Something about carrying a film set in the wilderness seems to allow actors to reach a level of ability that they have never been capable of before. Whether it was Tom Hanks in Cast Away, Emile Hirsch in Into the Wild, Willem Dafoe in The Hunter or many other examples we have seen a lot of phenomenal performances from films set in the wilderness. Wild is no different as we get career best work from Reese Witherspoon. Wild ultimately comes across as a lesser Into the Wild, a film that follows a person coming to terms with the faults within mankind through the wilderness, but it does have a lot to offer besides Witherspoon’s performance. This is one of the most realistic interpretations of loneliness in the wilderness that we have ever seen on the big screen and director Jean-Marc Vallee assembles a team of artists that actually bring some interesting technical achievements to fruition that similar films such as Danny Boyle’s 127 Hours have tried and failed to do.
Wild tells the true story of Cherly Strayed (Reese Witherspoon), a woman who turns to sex and drugs to cope with the loss of her mother. Determined to get back control over her life, she decides to trek the entire Pacific Crest trail by herself.
The story itself really isn’t the selling point for the film. It’s something that we have seen numerous times before even if it is portrayed in a slightly different fashion. Instead it is Reese Witherspoon’s performance that makes this film worth seeing. It is easy to say that this performance is great because it is so demanding (even if that is true). However, what really makes this performance great is that the little intricacies that Jean-Marc Vallee inserts into the film to make it stand out from similar efforts are put into the film though Reese Witherspoon. Whether it’s the gritty nature of the film (which Witherspoon takes on without fear) or the focus on just how loneliness can affect someone (Witherpoon’s voiceover work is truly haunting even if the sound team deserves just as much credit), Witherspoon finds ways to make this performance and film unique.

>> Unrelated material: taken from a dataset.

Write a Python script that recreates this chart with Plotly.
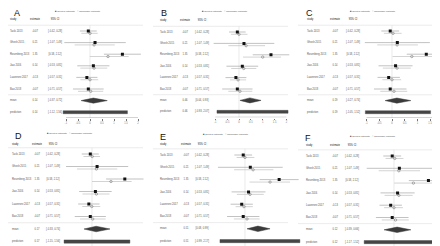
import plotly.graph_objects as go

W, H = 440, 246
FONT = "Liberation Sans"

# ---------------- data ----------------
studies = ["Tacki 2013", "Ghosh 2015", "Rosenberg 2013", "Jiao 2016", "Lazzeroni 2017", "Bao 2018"]
est = [-0.07, 0.21, 1.35, 0.14, -0.13, -0.07]
ci_lo = [-0.42, -1.07, 0.58, -0.53, -0.57, -0.71]
ci_hi = [0.28, 1.49, 2.12, 0.81, 0.31, 0.57]

panel_labels = ["A", "B", "C", "D", "E", "F"]

shrink_est_A = [0.00, 0.17, 0.75, 0.17, 0.00, 0.03]
shrink_lo_A = [-0.36, -0.64, -0.01, -0.40, -0.40, -0.50]
shrink_hi_A = [0.32, 1.03, 1.61, 0.72, 0.34, 0.55]
shrink_est_B = [0.00, 0.30, 1.00, 0.20, -0.04, 0.04]
shrink_lo_B = [-0.34, -0.45, 0.17, -0.33, -0.38, -0.45]
shrink_hi_B = [0.36, 1.10, 1.77, 0.73, 0.30, 0.56]
shrink_est_C = [0.04, 0.20, 0.78, 0.20, 0.00, 0.08]
shrink_lo_C = [-0.32, -0.58, 0.02, -0.36, -0.38, -0.46]
shrink_hi_C = [0.38, 1.02, 1.62, 0.74, 0.36, 0.60]
shrink_est_D = [0.01, 0.18, 0.78, 0.18, -0.01, 0.03]
shrink_lo_D = [-0.35, -0.62, 0.00, -0.39, -0.40, -0.49]
shrink_hi_D = [0.33, 1.04, 1.63, 0.72, 0.34, 0.56]
shrink_est_E = [0.00, 0.32, 0.99, 0.20, -0.04, 0.08]
shrink_lo_E = [-0.33, -0.43, 0.18, -0.32, -0.37, -0.44]
shrink_hi_E = [0.37, 1.12, 1.78, 0.74, 0.31, 0.58]
shrink_est_F = [0.03, 0.19, 0.76, 0.19, 0.00, 0.06]
shrink_lo_F = [-0.33, -0.60, 0.01, -0.37, -0.39, -0.48]
shrink_hi_F = [0.37, 1.02, 1.61, 0.73, 0.35, 0.58]

mean_est = [0.14, 0.46, 0.19, 0.17, 0.51, 0.12]
mean_lo = [-0.37, 0.04, -0.27, -0.33, 0.08, -0.39]
mean_hi = [0.72, 0.93, 0.74, 0.74, 0.99, 0.66]
pred_lo = [-1.12, -0.93, -1.05, -1.15, -0.99, -1.17]
pred_hi = [1.56, 2.07, 1.52, 1.56, 2.17, 1.52]

tick_vals = [-1, -0.5, 0, 0.5, 1, 1.5, 2]
tick_text = ["-1", "-0.5", "0", "0.5", "1", "1.5", "2"]

header = ["study", "estimate", "95% CI"]
legend_text = "■ quoted estimate   ○ shrinkage estimate"

shrink_sets = [
    (shrink_est_A, shrink_lo_A, shrink_hi_A),
    (shrink_est_B, shrink_lo_B, shrink_hi_B),
    (shrink_est_C, shrink_lo_C, shrink_hi_C),
    (shrink_est_D, shrink_lo_D, shrink_hi_D),
    (shrink_est_E, shrink_lo_E, shrink_hi_E),
    (shrink_est_F, shrink_lo_F, shrink_hi_F),
]

# ---------------- layout geometry (pixels) ----------------
geom = [
    dict(ox=0, y0=23, dy=11.6, z=82, s=24.0, sx=2, ex=27, cx=47, lg=(70, 3), lt=(4, 5), hdr=-1.0),
    dict(ox=145, y0=24, dy=11.4, z=231, s=23.7, sx=152, ex=177, cx=194, lg=(217, 3), lt=(151, 5), hdr=-1.0),
    dict(ox=290, y0=23, dy=11.6, z=384, s=25.4, sx=299, ex=327, cx=345, lg=(365, 3), lt=(296, 5), hdr=-1.0),
    dict(ox=0, y0=146, dy=12.5, z=84, s=24.3, sx=4, ex=29, cx=45, lg=(62, 125), lt=(5, 128), hdr=-0.8),
    dict(ox=145, y0=147, dy=12.3, z=237, s=25.3, sx=152, ex=178, cx=194, lg=(218, 126), lt=(150, 129), hdr=-0.9),
    dict(ox=290, y0=148, dy=12.3, z=386, s=25.5, sx=298, ex=327, cx=344, lg=(365, 128), lt=(295, 130), hdr=-0.9),
]

fig = go.Figure()
layout = dict(width=W, height=H, margin=dict(l=0, r=0, t=0, b=0),
              paper_bgcolor="white", plot_bgcolor="rgba(0,0,0,0)",
              showlegend=False, font=dict(family=FONT, color="#222"))
shapes, annotations = [], []

def px(x):
    return x / W

def py(y):
    return 1 - y / H

TXT = 2.6
for p, g in enumerate(geom):
    yi, txi, fxi = p + 1, 2 * p + 1, 2 * p + 2
    yname, txname, fxname = f"y{yi}", f"x{txi}", f"x{fxi}"
    ykey = "yaxis" if yi == 1 else f"yaxis{yi}"
    txkey = "xaxis" if txi == 1 else f"xaxis{txi}"
    fxkey = f"xaxis{fxi}"
    ytop_i, ybot_i = -1.7, 7.5
    top_px = g["y0"] + ytop_i * g["dy"]
    bot_px = g["y0"] + ybot_i * g["dy"]
    layout[ykey] = dict(domain=[py(bot_px), py(top_px)], range=[ybot_i, ytop_i],
                        visible=False, anchor=txname)
    ox = g["ox"]
    layout[txkey] = dict(domain=[px(ox), px(min(ox + 145, W))], range=[0, 145],
                         visible=False, anchor=yname)
    L = ox + 48
    R = min(ox + 148, W)
    layout[fxkey] = dict(domain=[px(L), px(R)], range=[(L - g["z"]) / g["s"], (R - g["z"]) / g["s"]],
                         anchor=yname, showgrid=False, zeroline=False, showline=False,
                         tickvals=tick_vals, ticktext=tick_text, ticks="outside", ticklen=1.5,
                         tickwidth=0.5, tickcolor="#777",
                         tickfont=dict(size=2.6, color="#777", family=FONT))

    rows = list(range(8))
    names = studies + ["mean", "prediction"]
    se, slo, shi = shrink_sets[p]
    est_txt = [f"{v:.2f}" for v in est] + [f"{mean_est[p]:.2f}"] * 2
    ci_txt = [f"[{a:.2f}, {b:.2f}]" for a, b in zip(ci_lo, ci_hi)] + \
             [f"[{mean_lo[p]:.2f}, {mean_hi[p]:.2f}]", f"[{pred_lo[p]:.2f}, {pred_hi[p]:.2f}]"]

    tf = dict(size=TXT, color="#555555", family=FONT)
    fig.add_trace(go.Scatter(x=[g["sx"] - ox] * 8, y=rows, text=names, mode="text",
                             textposition="middle right", textfont=tf, xaxis=txname, yaxis=yname,
                             cliponaxis=False, hoverinfo="skip"))
    fig.add_trace(go.Scatter(x=[g["ex"] - ox] * 8, y=rows, text=est_txt, mode="text",
                             textposition="middle center", textfont=tf, xaxis=txname, yaxis=yname,
                             cliponaxis=False, hoverinfo="skip"))
    fig.add_trace(go.Scatter(x=[g["cx"] - ox] * 8, y=rows, text=ci_txt, mode="text",
                             textposition="middle center", textfont=tf, xaxis=txname, yaxis=yname,
                             cliponaxis=False, hoverinfo="skip"))
    hf = dict(size=TXT, color="#111", family=FONT)
    fig.add_trace(go.Scatter(x=[g["sx"] - ox, g["ex"] - ox, g["cx"] - ox], y=[g["hdr"]] * 3,
                             text=header, mode="text",
                             textposition=["middle right", "middle center", "middle center"],
                             textfont=hf, xaxis=txname, yaxis=yname, cliponaxis=False, hoverinfo="skip"))

    for yy in (-0.5, 5.5):
        shapes.append(dict(type="line", xref=txname, yref=yname, x0=0, x1=135, y0=yy, y1=yy,
                           line=dict(color="#dddddd", width=0.6), layer="below"))
    shapes.append(dict(type="line", xref=fxname, yref=yname, x0=0, x1=0, y0=-0.5, y1=7.5,
                       line=dict(color="#dcdcdc", width=0.6), layer="below"))

    off = 0.2
    for i in range(6):
        fig.add_trace(go.Scatter(x=[slo[i], shi[i]], y=[i + off] * 2, mode="lines",
                                 line=dict(color="#c8c8c8", width=0.8), xaxis=fxname, yaxis=yname,
                                 hoverinfo="skip"))
        fig.add_trace(go.Scatter(x=[ci_lo[i], ci_hi[i]], y=[i] * 2, mode="lines",
                                 line=dict(color="#999999", width=0.6), xaxis=fxname, yaxis=yname,
                                 hoverinfo="skip"))
    fig.add_trace(go.Scatter(x=se, y=[i + off for i in range(6)], mode="markers",
                             marker=dict(symbol="circle-open", size=2.4, color="#666", line=dict(width=0.5)),
                             xaxis=fxname, yaxis=yname, hoverinfo="skip"))
    fig.add_trace(go.Scatter(x=est, y=list(range(6)), mode="markers",
                             marker=dict(symbol="square", size=3.0, color="#111"),
                             xaxis=fxname, yaxis=yname, hoverinfo="skip"))
    h = 0.22
    fig.add_trace(go.Scatter(x=[mean_lo[p], mean_est[p], mean_hi[p], mean_est[p], mean_lo[p]],
                             y=[6, 6 - h, 6, 6 + h, 6], mode="lines", fill="toself",
                             fillcolor="#3a3a3a", line=dict(color="#3a3a3a", width=0.5),
                             xaxis=fxname, yaxis=yname, hoverinfo="skip"))
    hb = 0.13
    fig.add_trace(go.Scatter(x=[pred_lo[p], pred_hi[p], pred_hi[p], pred_lo[p], pred_lo[p]],
                             y=[7 - hb, 7 - hb, 7 + hb, 7 + hb, 7 - hb], mode="lines", fill="toself",
                             fillcolor="#454545", line=dict(color="#454545", width=0.4),
                             xaxis=fxname, yaxis=yname, hoverinfo="skip"))
    fig.add_trace(go.Scatter(x=[tick_vals[0], tick_vals[-1]], y=[7.47, 7.47], mode="lines",
                             line=dict(color="#999", width=0.5), xaxis=fxname, yaxis=yname,
                             hoverinfo="skip"))

    annotations.append(dict(x=px(g["lt"][0]), y=py(g["lt"][1]), xref="paper", yref="paper",
                            text=panel_labels[p], showarrow=False, xanchor="left", yanchor="middle",
                            font=dict(size=9, color="#111", family=FONT)))
    annotations.append(dict(x=px(g["lg"][0]), y=py(g["lg"][1]), xref="paper", yref="paper",
                            text=legend_text, showarrow=False, xanchor="center", yanchor="middle",
                            font=dict(size=2.5, color="#555", family=FONT)))

layout["shapes"] = shapes
layout["annotations"] = annotations
fig.update_layout(**layout)
fig.write_html("out.html")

Ultimately, the film’s biggest problem also prevents its downfall. So many films of this nature have directors that try too hard and ultimately ruin the film. Jean-Marc Valley does not do that as it’s in his nature to have the performances carry his films. That is what ruined Dallas Buyers Club for me as it seemed like an exercise in acting rather than a film. While he doesn’t insert much style at all into this film (the technical aspects of the film are impressive though), standing out of the way of the narrative and performances does more good than harm in the end.
Wild is a solid if derivative tale of survival in the wild.